[Chicago-talk] Perl 101 question
Andrew Rodland
arodland at comcast.net
Tue Feb 13 16:10:59 PST 2007
On Tuesday 13 February 2007 3:44 pm, Andy_Bach at wiwb.uscourts.gov wrote:
> Reviewing a beginner perl course and it says:
> [subscripting into a list]
>
> So ... I thought that was wrong but:
> print ('how', 'price', 'hat') [0];
>
> doesn't work. This does:
> my $word = ('how', 'price', 'hat')[0];
> print "$word\n";
>
> as does:
> print "", ('how', 'price', 'hat')[0], "\n";
>
> So are the parens just to 'bind' the index to the bare list?

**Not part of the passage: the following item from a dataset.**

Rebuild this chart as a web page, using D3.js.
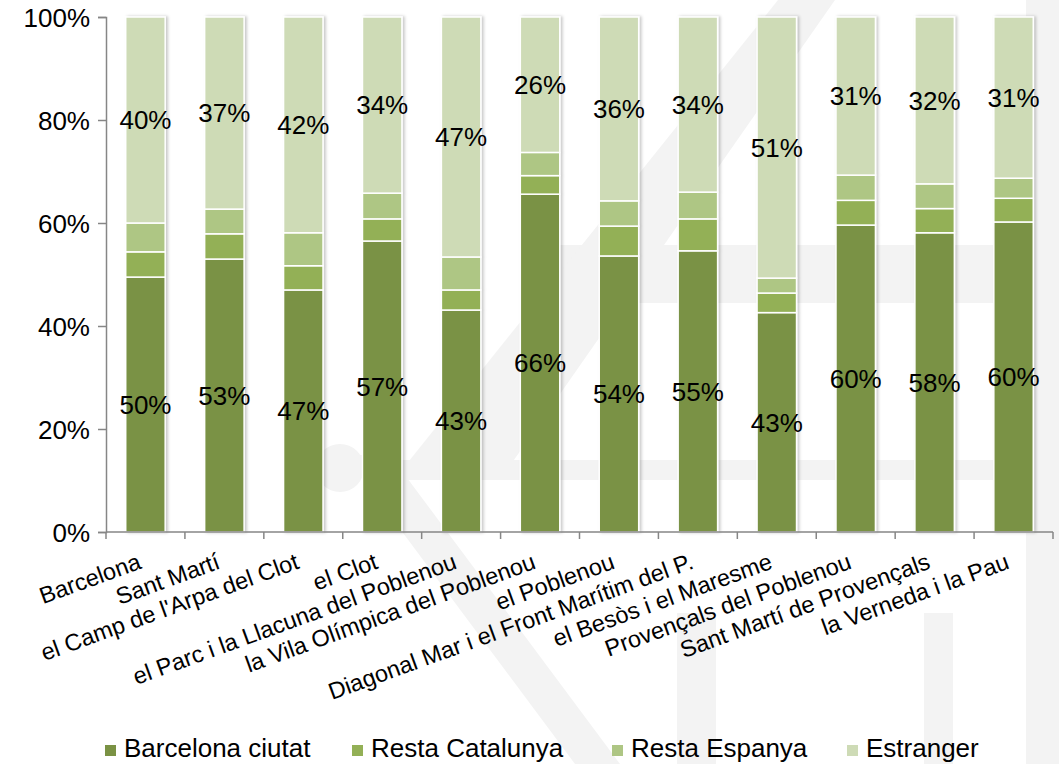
<!DOCTYPE html>
<html>
<head>
<meta charset="utf-8">
<script src="https://cdn.jsdelivr.net/npm/d3@7"></script>
<style>
  body { margin: 0; background: #fff; }
  svg { display: block; font-family: "Liberation Sans", Arial, sans-serif; }
</style>
</head>
<body>
<svg id="chart"></svg>
<script>
const barris = [
    'Barcelona', 'Sant Martí', "el Camp de l'Arpa del Clot", 'el Clot',
    'el Parc i la Llacuna del Poblenou', 'la Vila Olímpica del Poblenou', 'el Poblenou',
    'Diagonal Mar i el Front Marítim del P.', 'el Besòs i el Maresme',
    'Provençals del Poblenou', 'Sant Martí de Provençals', 'la Verneda i la Pau'
];
const series = ['Barcelona ciutat', 'Resta Catalunya', 'Resta Espanya', 'Estranger'];
const bcnCiutat = [49.5, 53.0, 47.0, 56.5, 43.1, 65.6, 53.6, 54.6, 42.6, 59.6, 58.1, 60.2];
const restaCat  = [4.9, 4.9, 4.7, 4.3, 3.9, 3.6, 5.8, 6.2, 3.8, 4.8, 4.7, 4.6];
const restaEsp  = [5.6, 4.8, 6.4, 5.0, 6.4, 4.5, 4.9, 5.2, 2.9, 4.9, 4.8, 3.9];
const estranger = [40.0, 37.3, 41.9, 34.2, 46.6, 26.3, 35.7, 34.0, 50.7, 30.7, 32.4, 31.3];
const yTicks = [0, 20, 40, 60, 80, 100];
const colors = ['#7a9244', '#93b056', '#aec684', '#cedbb6'];

const width = 1059;
const height = 764;
const plotLeft = 106, plotRight = 1053, plotTop = 17, plotBottom = 532;

const svg = d3.select('#chart').attr('width', width).attr('height', height);

// faint watermark in the background
const wm = svg.append('g').attr('fill', '#f3f3f3');
wm.append('rect').attr('x', 560).attr('y', 245).attr('width', 499).attr('height', 58);
wm.append('rect').attr('x', 380).attr('y', 460).attr('width', 679).attr('height', 20);
wm.append('rect').attr('x', 1026).attr('y', 0).attr('width', 33).attr('height', 764);
wm.append('rect').attr('x', 677).attr('y', 613).attr('width', 39).attr('height', 151);
wm.append('rect').attr('x', 924).attr('y', 613).attr('width', 29).attr('height', 151);
wm.append('polygon').attr('points', '405,466 778,0 835,0 500,480');
wm.append('polygon').attr('points', '345,455 390,455 620,764 575,764');
wm.append('circle').attr('cx', 340).attr('cy', 468).attr('r', 24);

const rows = barris.map((b, i) => ({
    barri: b,
    'Barcelona ciutat': bcnCiutat[i],
    'Resta Catalunya': restaCat[i],
    'Resta Espanya': restaEsp[i],
    'Estranger': estranger[i]
}));
const stacked = d3.stack().keys(series)(rows);

const xBand = d3.scaleBand().domain(barris).range([plotLeft, plotRight]).paddingInner(0.5).paddingOuter(0.25);
const xCat = d3.scaleBand().domain(barris).range([plotLeft, plotRight]);
const yScale = d3.scaleLinear().domain([0, 100]).range([plotBottom, plotTop]);

const defs = svg.append('defs');
const shadow = defs.append('filter').attr('id', 'shadow').attr('x', '-20%').attr('y', '-5%').attr('width', '150%').attr('height', '110%');
shadow.append('feDropShadow').attr('dx', 2).attr('dy', 0).attr('stdDeviation', 1.6)
    .attr('flood-color', '#000').attr('flood-opacity', 0.22);

// bars
const barG = svg.append('g').attr('filter', 'url(#shadow)');
stacked.forEach((layer, k) => {
    barG.selectAll(null)
    .data(layer)
    .enter()
    .append('rect')
    .attr('x', d => xBand(d.data.barri))
    .attr('width', xBand.bandwidth())
    .attr('y', d => yScale(d[1]))
    .attr('height', d => yScale(d[0]) - yScale(d[1]))
    .attr('fill', colors[k])
    .attr('stroke', '#fff')
    .attr('stroke-width', 1.5);
});

// axes
const axisColor = '#868686';
const yAxis = d3.axisLeft(yScale).tickValues(yTicks).tickFormat(d => d + '%').tickSize(8);
const gy = svg.append('g').attr('transform', `translate(${plotLeft},0)`).call(yAxis);
gy.select('.domain').attr('stroke', axisColor).attr('stroke-width', 1.5);
gy.selectAll('.tick line').attr('stroke', axisColor).attr('stroke-width', 1.5);
gy.selectAll('.tick text').attr('fill', '#000').attr('font-size', 26)
    .attr('font-family', '"Liberation Sans", Arial, sans-serif').attr('x', -16).attr('dy', '0.36em');

const gx = svg.append('g');
gx.append('line').attr('x1', plotLeft).attr('x2', plotRight).attr('y1', plotBottom).attr('y2', plotBottom)
    .attr('stroke', axisColor).attr('stroke-width', 1.5);
const tickPos = barris.map(b => xCat(b)).concat([plotRight]);
gx.selectAll('line.tk').data(tickPos).enter().append('line')
    .attr('class', 'tk')
    .attr('x1', d => d).attr('x2', d => d)
    .attr('y1', plotBottom).attr('y2', plotBottom + 7)
    .attr('stroke', axisColor).attr('stroke-width', 1.5);
gx.selectAll('text').data(barris).enter().append('text')
    .attr('transform', d => `translate(${xBand(d) + xBand.bandwidth() / 2 - 3},${568}) rotate(-20)`)
    .attr('text-anchor', 'end')
    .attr('font-size', 23.5)
    .attr('fill', '#000')
    .text(d => d);

// data labels: Barcelona ciutat and Estranger
[0, 3].forEach(k => {
    svg.append('g').selectAll('text')
    .data(stacked[k])
    .enter()
    .append('text')
    .attr('x', d => xBand(d.data.barri) + xBand.bandwidth() / 2)
    .attr('y', d => yScale((d[0] + d[1]) / 2))
    .attr('dy', '0.36em')
    .attr('text-anchor', 'middle')
    .attr('font-size', 26)
    .attr('fill', '#000')
    .text(d => Math.round(d[1] - d[0]) + '%');
});

// legend
const legendX = [105, 352, 612, 847];
const legend = svg.append('g').selectAll('g').data(series).enter().append('g')
    .attr('transform', (d, i) => `translate(${legendX[i]},745)`);
legend.append('rect').attr('width', 11).attr('height', 11).attr('fill', (d, i) => colors[i]);
legend.append('text').attr('x', 19).attr('y', 12).attr('font-size', 26).attr('fill', '#000').text(d => d);
</script>
</body>
</html>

no, they're there to make the program make sense. While anyone who's used to
Perl is used to calling print without parentheses, it can (like any other
listop) be called in a form with parentheses as well (Ref: perlop,
section "Terms and List Operators (Leftward)"). If the first thing
after 'print' is a left-paren, then the arguments to 'print' only continue to
the matching right-paren, just like a function call. So if you have:
print (list)[0], "\n";
you have a call to print, with the argument (list), and then you have a [0],
which makes no sense in what is now a TERM context, so perl throws a syntax
error at you. The other forms you gave clarify the issue by making sure that
the first thing after "print" isn't "(", so that it parses in the usual
listop way. Other solutions you might see include:
print ( (list)[0], "\n" );
or
print +(list)[0], "\n";
Unary plus is basically a do-nothing operator that, again, makes it clear to
the parser that print is followed by a term and not a left-paren.
Hope this helps, and as they say, hope it's FMTYEWTK!